Megatron-LM Backend#

This guide walks you through how to train models using Megatron-LM in a clear way.

Note

This guide assumes you have already set up your environment from source code following Installation. If you haven’t done so, please refer to that guide first.


Step 1: Install Megatron-LM Support#

Install the project in editable mode with Megatron support:

pip install -e ".[megatron]"

# for uv
# uv sync -extra megatron

Then, install NVIDIA’s Apex library for mixed-precision training:

pip install -v --disable-pip-version-check --no-cache-dir --no-build-isolation \
    --config-settings "--build-option=--cpp_ext" \
    --config-settings "--build-option=--cuda_ext" \
    --resume-retries 10 git+https://github.com/NVIDIA/apex.git

Alternative: Use Docker#

We provide a Docker setup to simplify environment management.

Build the Docker Image#

Trinity-RFT provides a dedicated Dockerfile for Megatron-LM located at scripts/docker_for_megatron/Dockerfile. You can build the image using the following command:

docker build -f scripts/docker_for_megatron/Dockerfile -t trinity-rft-megatron:latest .

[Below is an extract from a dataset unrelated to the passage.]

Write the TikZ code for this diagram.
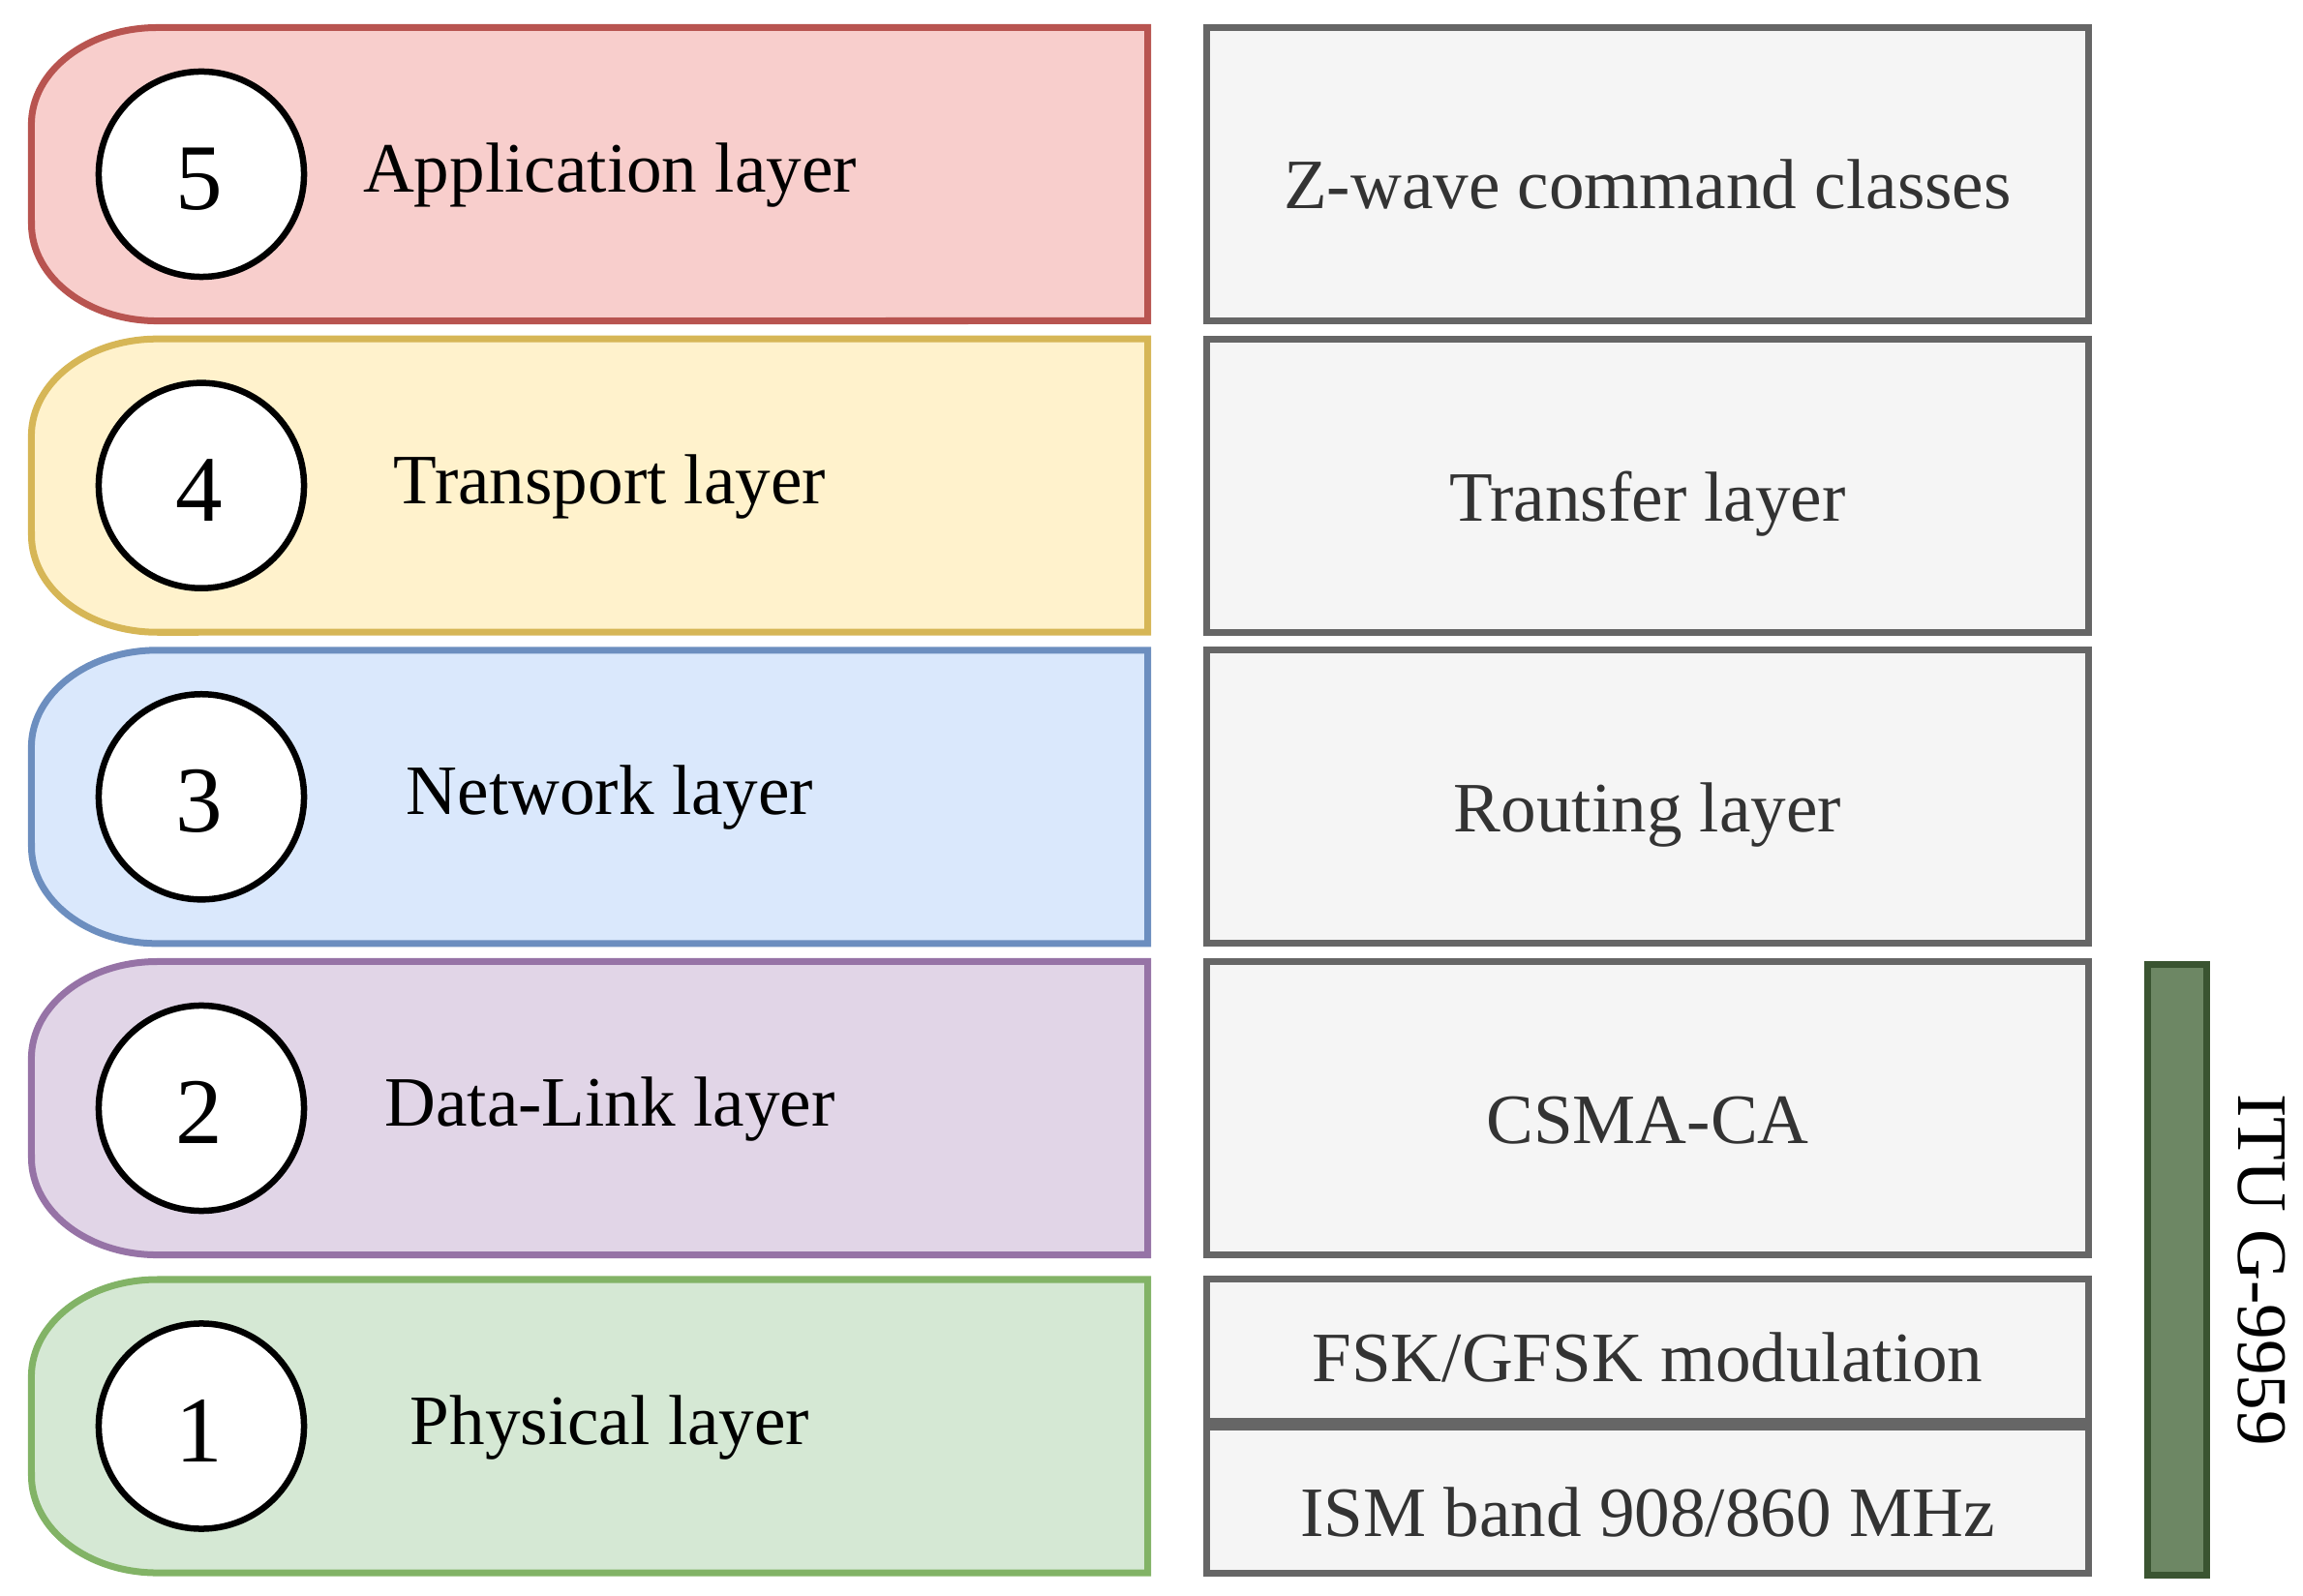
\documentclass[tikz,border=0pt]{standalone}
\usepackage{fontspec}
\setmainfont{Liberation Serif}
\definecolor{redF}{HTML}{F8CECC}\definecolor{redD}{HTML}{B85450}
\definecolor{yelF}{HTML}{FFF2CC}\definecolor{yelD}{HTML}{D6B656}
\definecolor{bluF}{HTML}{DAE8FC}\definecolor{bluD}{HTML}{6C8EBF}
\definecolor{purF}{HTML}{E1D5E7}\definecolor{purD}{HTML}{9673A6}
\definecolor{grnF}{HTML}{D5E8D4}\definecolor{grnD}{HTML}{82B366}
\definecolor{gryF}{HTML}{F5F5F5}\definecolor{gryD}{HTML}{666666}\definecolor{gryT}{HTML}{333333}
\definecolor{barF}{HTML}{6D8764}\definecolor{barD}{HTML}{3A5431}
\tikzset{
  leftbox/.style={line width=0.07cm, line join=miter},
  numcircle/.style={circle, draw=black, fill=white, line width=0.065cm, minimum size=2.12cm, inner sep=0pt},
  digit/.style={anchor=base, inner sep=0pt, font=\fontsize{27.6pt}{32pt}\selectfont},
  ltext/.style={anchor=base, inner sep=0pt, text=black, font=\fontsize{20.8pt}{25pt}\selectfont},
  rbox/.style={rectangle, draw=gryD, fill=gryF, line width=0.07cm, minimum width=9.11cm, inner sep=0pt},
  rtext/.style={anchor=base, inner sep=0pt, text=gryT, font=\fontsize{20.8pt}{25pt}\selectfont},
  itubar/.style={rectangle, draw=barD, fill=barF, line width=0.07cm, minimum width=0.61cm, minimum height=6.305cm, inner sep=0pt},
}
\newcommand\layerrow[7]{%
  \pgfmathsetmacro\tT{1648-#2}%
  \pgfmathsetmacro\tB{1648-#2-303}%
  \pgfmathsetmacro\tC{1648-#2-151.5}%
  \draw[leftbox, fill=#3, draw=#4] (1185.5,\tT) -- (162.5,\tT)
     arc[start angle=90, end angle=180, x radius=1.3cm, y radius=1cm]
     -- (32.5,{\tB+100})
     arc[start angle=180, end angle=270, x radius=1.3cm, y radius=1cm]
     -- (1185.5,\tB) -- cycle;
  \node[numcircle] (c#1) at (208,\tC) {};
  \node[digit] (d#1) at (206,{\tT-188}) {#5};
  \node[ltext] (l#1) at (630,{\tT-170}) {#6};
}
\begin{document}
\begin{tikzpicture}[x=0.01cm, y=0.01cm]
\useasboundingbox (0,0) rectangle (2379,1648);
\layerrow{5}{28.5}{redF}{redD}{5}{Application layer}{}
\layerrow{4}{350.2}{yelF}{yelD}{4}{Transport layer}{}
\layerrow{3}{671.8}{bluF}{bluD}{3}{Network layer}{}
\layerrow{2}{993.5}{purF}{purD}{2}{Data-Link layer}{}
\layerrow{1}{1322}{grnF}{grnD}{1}{Physical layer}{}
% right column
\node[rbox, minimum height=3.03cm] (r5) at (1702,{1648-180}) {};
\node[rtext] (rt5) at (1702,{1648-216}) {Z-wave command classes};
\node[rbox, minimum height=3.03cm] (r4) at (1702,{1648-501.7}) {};
\node[rtext] (rt4) at (1702,{1648-538.2}) {Transfer layer};
\node[rbox, minimum height=3.03cm] (r3) at (1702,{1648-823.3}) {};
\node[rtext] (rt3) at (1702,{1648-859.8}) {Routing layer};
\node[rbox, minimum height=3.03cm] (r2) at (1702,{1648-1145}) {};
\node[rtext] (rt2) at (1702,{1648-1181.5}) {CSMA-CA};
\node[rbox, minimum height=1.465cm] (r1a) at (1702,{1648-1395.25}) {};
\node[rtext] (rt1a) at (1702,{1648-1427}) {FSK/GFSK modulation};
\node[rbox, minimum height=1.505cm] (r1b) at (1702,{1648-1549.75}) {};
\node[rtext] (rt1b) at (1702,{1648-1587}) {ISM band 908/860 MHz};
% ITU bar
\node[itubar] (bar) at (2249,{1648-1311.75}) {};
\node[ltext, rotate=-90] (itu) at (2312,{1648-1312}) {ITU G-9959};
\end{tikzpicture}
\end{document}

💡 You can customize the Dockerfile before building — for example, to add pip mirrors or set API keys.

Run the Container#

docker run -it \
    --gpus all \
    --shm-size="64g" \
    --rm \
    -v $PWD:/workspace \
    -v <your_data_and_checkpoints_path>:/data \
    trinity-rft-megatron:latest

Replace <your_data_and_checkpoints_path> with the actual path on your machine where datasets and model checkpoints are stored.


Step 2: Configure and Run Training#

Most configuration settings are covered in the Quick Start Guide. Here, we’ll focus only on Megatron-LM-specific settings.

Megatron Configuration Example#

Below is an example of how to configure the actor, reference model, and critic to use Megatron-LM:

actor_rollout_ref:
  ...
  actor:
    strategy: megatron  # Kept for backward compatibility
    megatron:
      # Model parallelism settings
      tensor_model_parallel_size: 2
      pipeline_model_parallel_size: 1
      expert_model_parallel_size: 1

      # Offloading (set to false unless you're memory-constrained)
      param_offload: false
      grad_offload: false
      optimizer_offload: false

      # Use mBridge for parameter import/export (optional)
      use_mbridge: false

      # Use Megatron checkpoint
      use_dist_checkpointing: false
      dist_checkpointing_path: null

      # Recomputation settings (helps save memory during training)
      override_transformer_config:
        recompute_granularity: full
        recompute_method: uniform
        recompute_num_layers: 1
  ...
  ref:
    megatron:
      tensor_model_parallel_size: 2
      pipeline_model_parallel_size: 1
      expert_model_parallel_size: 1
      param_offload: false
      grad_offload: false
      optimizer_offload: false
      use_mbridge: false
      use_dist_checkpointing: false
      dist_checkpointing_path: null
      override_transformer_config:
        recompute_granularity: full
        recompute_method: uniform
        recompute_num_layers: 1
  ...

critic:
  strategy: megatron
  megatron:
    tensor_model_parallel_size: 2
    pipeline_model_parallel_size: 1
    expert_model_parallel_size: 1
    param_offload: false
    grad_offload: false
    optimizer_offload: false
    use_mbridge: false
    use_dist_checkpointing: false
    dist_checkpointing_path: null
    override_transformer_config:
      recompute_granularity: full
      recompute_method: uniform
      recompute_num_layers: 1
  ...

Training Mixture-of-Experts (MoE) Models#

If you’re training an MoE model like Qwen/Qwen3-30B-A3B, you’ll need to take one of the following two approaches to ensure it works properly:

  1. Use MBridge (Recommended): Simply set use_mbridge: true in your configuration file. This enables the necessary support for MoE models directly.

  2. Convert the model manually: If you prefer not to use MBridge, set use_mbridge: false. Before training, you must first convert your Hugging Face model to the MCore format using the Hugging Face to MCore converter from the verl repository. After conversion, update your config with:

    • use_dist_checkpointing: true

    • dist_checkpointing_path: /PATH/TO/CONVERTED/MODEL/

⚠️ Important: If you skip both steps, the MoE model may fail to load or train correctly. Make sure to follow one of the two options above.